As a Doodle, I take my job very seriously. I was brought into this dysfunctional family to protect and guide and that is what I will continue to do…..no matter what. Mr Store Manager, Sir, Don’t you Understand, Halloween can be confusing to a doodle who has to protect.
Sunday, just like every other Sunday the GIRL, the BOY and me, the Doodle, load into our little car with me jammed in the back seat and the BOY complaining that I’m to close to him…. head out to do our Sunday errands. Grocery shopping, lunch, and today we decided it was a beautiful Fall feeling day so we were going to the Home Décor store to get some Fall decorations to make the house feel festive inside and out.
All was going well. There were no erroneous odors eliminating from my bottom today like the other Sunday. The BOY was in a great mood and well I was feeling rather light from my new haircut and the day was like a Triple D (Dandy Doodle Day).
We pulled up to the Home Décor store and unloaded. The BOY, GIRL, and I jumped out of the car eager to get inside. The large glass doors opened as we neared the entrance and there is was. The 12 foot green, mean ,orange faced ,long clawed monster, who if ever got ahold of the BOY or GIRL would chew them up, claw them to bits and pieces, and throw them out.

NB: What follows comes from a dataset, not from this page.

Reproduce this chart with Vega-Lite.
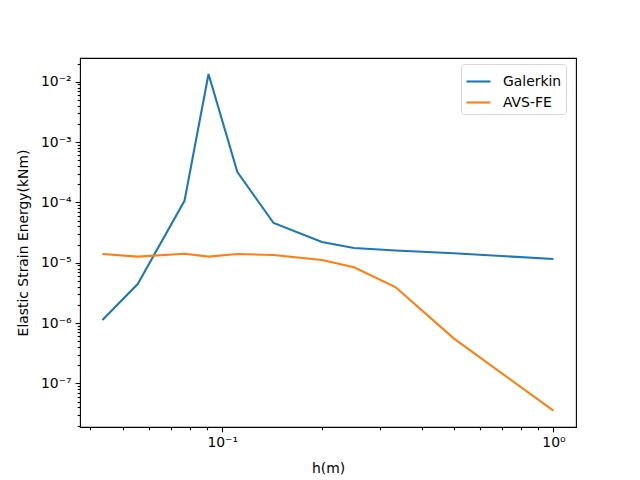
{
  "$schema": "https://vega.github.io/schema/vega-lite/v6.json",
  "width": 496,
  "height": 369,
  "autosize": {"type": "none"},
  "padding": {"left": 80, "top": 58, "right": 64, "bottom": 53},
  "background": "white",
  "config": {
    "font": "DejaVu Sans",
    "view": {"stroke": "black", "strokeWidth": 1.1},
    "axis": {
      "domain": false,
      "grid": false,
      "labelFont": "DejaVu Sans",
      "labelFontSize": 13.9,
      "labelColor": "black",
      "titleFont": "DejaVu Sans",
      "titleFontSize": 13.9,
      "titleFontWeight": "normal",
      "titleColor": "black",
      "tickColor": "black",
      "tickWidth": 1.1,
      "labelPadding": 4,
      "labelOverlap": false,
      "labelFlush": false
    },
    "legend": {
      "labelFont": "DejaVu Sans",
      "labelFontSize": 13.9,
      "labelColor": "black"
    }
  },
  "data": {
    "values": [
      {"h": 0.04348, "energy": 1.12e-6, "method": "Galerkin"},
      {"h": 0.05556, "energy": 4.43e-6, "method": "Galerkin"},
      {"h": 0.07692, "energy": 1.06e-4, "method": "Galerkin"},
      {"h": 0.09091, "energy": 1.34e-2, "method": "Galerkin"},
      {"h": 0.1111, "energy": 3.18e-4, "method": "Galerkin"},
      {"h": 0.1429, "energy": 4.55e-5, "method": "Galerkin"},
      {"h": 0.2, "energy": 2.2e-5, "method": "Galerkin"},
      {"h": 0.25, "energy": 1.75e-5, "method": "Galerkin"},
      {"h": 0.3333, "energy": 1.59e-5, "method": "Galerkin"},
      {"h": 0.5, "energy": 1.43e-5, "method": "Galerkin"},
      {"h": 1.0, "energy": 1.15e-5, "method": "Galerkin"},
      {"h": 0.04348, "energy": 1.39e-5, "method": "AVS-FE"},
      {"h": 0.05556, "energy": 1.26e-5, "method": "AVS-FE"},
      {"h": 0.07692, "energy": 1.41e-5, "method": "AVS-FE"},
      {"h": 0.09091, "energy": 1.26e-5, "method": "AVS-FE"},
      {"h": 0.1111, "energy": 1.39e-5, "method": "AVS-FE"},
      {"h": 0.1429, "energy": 1.34e-5, "method": "AVS-FE"},
      {"h": 0.2, "energy": 1.11e-5, "method": "AVS-FE"},
      {"h": 0.25, "energy": 8.37e-6, "method": "AVS-FE"},
      {"h": 0.3333, "energy": 3.95e-6, "method": "AVS-FE"},
      {"h": 0.5, "energy": 5.57e-7, "method": "AVS-FE"},
      {"h": 1.0, "energy": 3.52e-8, "method": "AVS-FE"}
    ]
  },
  "mark": {"type": "line", "strokeWidth": 2.1, "clip": true},
  "encoding": {
    "x": {
      "field": "h",
      "type": "quantitative",
      "title": "h(m)",
      "scale": {"type": "log", "domain": [0.0372, 1.17], "nice": false, "zero": false},
      "axis": {
        "values": [0.04, 0.05, 0.06, 0.07, 0.08, 0.09, 0.1, 0.2, 0.3, 0.4, 0.5, 0.6, 0.7, 0.8, 0.9, 1],
        "labelExpr": "datum.value == 0.1 ? '10⁻¹' : datum.value == 1 ? '10⁰' : ''",
        "tickSize": {"condition": {"test": "indexof([0.1, 1], datum.value) >= 0", "value": 4.9}, "value": 2.8},
        "titlePadding": 12
      }
    },
    "y": {
      "field": "energy",
      "type": "quantitative",
      "title": "Elastic Strain Energy(kNm)",
      "scale": {"type": "log", "domain": [1.89e-8, 0.0247], "nice": false, "zero": false},
      "axis": {
        "values": [2e-8, 3e-8, 4e-8, 5e-8, 6e-8, 7e-8, 8e-8, 9e-8,
                   1e-7, 2e-7, 3e-7, 4e-7, 5e-7, 6e-7, 7e-7, 8e-7, 9e-7,
                   1e-6, 2e-6, 3e-6, 4e-6, 5e-6, 6e-6, 7e-6, 8e-6, 9e-6,
                   1e-5, 2e-5, 3e-5, 4e-5, 5e-5, 6e-5, 7e-5, 8e-5, 9e-5,
                   1e-4, 2e-4, 3e-4, 4e-4, 5e-4, 6e-4, 7e-4, 8e-4, 9e-4,
                   1e-3, 2e-3, 3e-3, 4e-3, 5e-3, 6e-3, 7e-3, 8e-3, 9e-3,
                   1e-2, 2e-2],
        "labelExpr": "indexof([1e-2, 1e-3, 1e-4, 1e-5, 1e-6, 1e-7], datum.value) >= 0 ? ['10⁻²', '10⁻³', '10⁻⁴', '10⁻⁵', '10⁻⁶', '10⁻⁷'][indexof([1e-2, 1e-3, 1e-4, 1e-5, 1e-6, 1e-7], datum.value)] : ''",
        "tickSize": {"condition": {"test": "indexof([1e-2, 1e-3, 1e-4, 1e-5, 1e-6, 1e-7], datum.value) >= 0", "value": 4.9}, "value": 2.8},
        "titlePadding": 10
      }
    },
    "color": {
      "field": "method",
      "type": "nominal",
      "sort": ["Galerkin", "AVS-FE"],
      "scale": {"domain": ["Galerkin", "AVS-FE"], "range": ["#1f77b4", "#ff7f0e"]},
      "legend": {
        "title": null,
        "orient": "none",
        "legendX": 381,
        "legendY": 6,
        "symbolType": "stroke",
        "symbolSize": 576,
        "symbolStrokeWidth": 2.1,
        "labelOffset": 11,
        "padding": 4,
        "rowPadding": -3,
        "strokeColor": "#d6d6d6",
        "fillColor": "white",
        "cornerRadius": 3
      }
    }
  }
}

I immediately went into Doodle Action.
I showed my teeth, I put my hair up. I braced my hind feet so I was prepared for any blow from that monster and then I let out my meanest, hardiest, Doodle bark, I could manage. It was so loud and vicious that I actually frighten myself the GIRL and the BOY. They both jumped like they had no idea what was going on and yelled at me for doing my job.
WHAT THE HECK….ARE THEY BLIND? DO THEY NOT SEE THE DANGER?
And why the heck is the BOY yelling at me to STOP BARKING…..HELLO I’m protecting here. Now the GIRL….DOODLE, STOP IT.
The GIRL is now dragging me around the corner, from the beast that I am protecting them from, only to bump into the U-GLEE EST lady I have ever seen with a wart on her nose and she starts talking to me and I once again go into vicious DOODLE PROTECTION MODE.
BOY: Doodle stop barking. No barking Doodle.
GIRL: Boy, I think he is afraid of those things.
BOY: I DON”T CARE …..DOODLE STOP BARKING. SHUT UP
BOY: I gotta stop saying that.
GIRL: Boy, you don’t need to yell at him.
BOY: YES, I DO. DOODLE STOP BARKING.
ME: BARK, BARK, BARK, I’LL RIP YOUR CLAWS AND THAT UGLY FACE OFF IF YOU COME NEAR US. BARK
In walks Mr. Store Manager. “Excuse me ma’am. We have an open policy about pets and yes I see he is a service dog, but we can not have him upsetting the customers or disrupting the store.”
BOY: SHUT UP DOODLE…OH I GOTTA STOP SAYING THAT.
GIRL: Sir, I am sorry, yes he is a service dog and I just think this stuff is giving him a fright.
ME: Bark, BARK
BOY: SHUT UP DOODLE…OH I GOTTA STOP SAYING THAT
ME: BARK BARK….what the heck is wrong with these people. These things are gonna kill them.
BOY: SHUT UP…..OH I GOTTA STOP SAYING THAT
MANAGER: OK, ma’am you need to get them both under control. I understand so can I help with anything?
GIRL: No thank you . Doodle come on let’s go, Boy stop saying that.
ME: Alright, we made it by those monsters.
BOY: Phew that was horrible.
GIRL: Yes, it was.
BOY: Doodle when I say no barking you are supposed to ZIP IT. Get it?
ME: If they only knew what I just fought off for them.
GIRL; is it cocktail time?
The GIRL, the BOY and me moved away from those monsters. I must have scared the crap out of those monsters because they didn’t move. I’m strutting NOW. OH YEAH, whose the KING of DOODLES.
the GIRL quickly got some things for the house and we checked out to head home. Did I do something wrong. What’s a doodle to do?
Be kind support autism peace hugs love a doodle.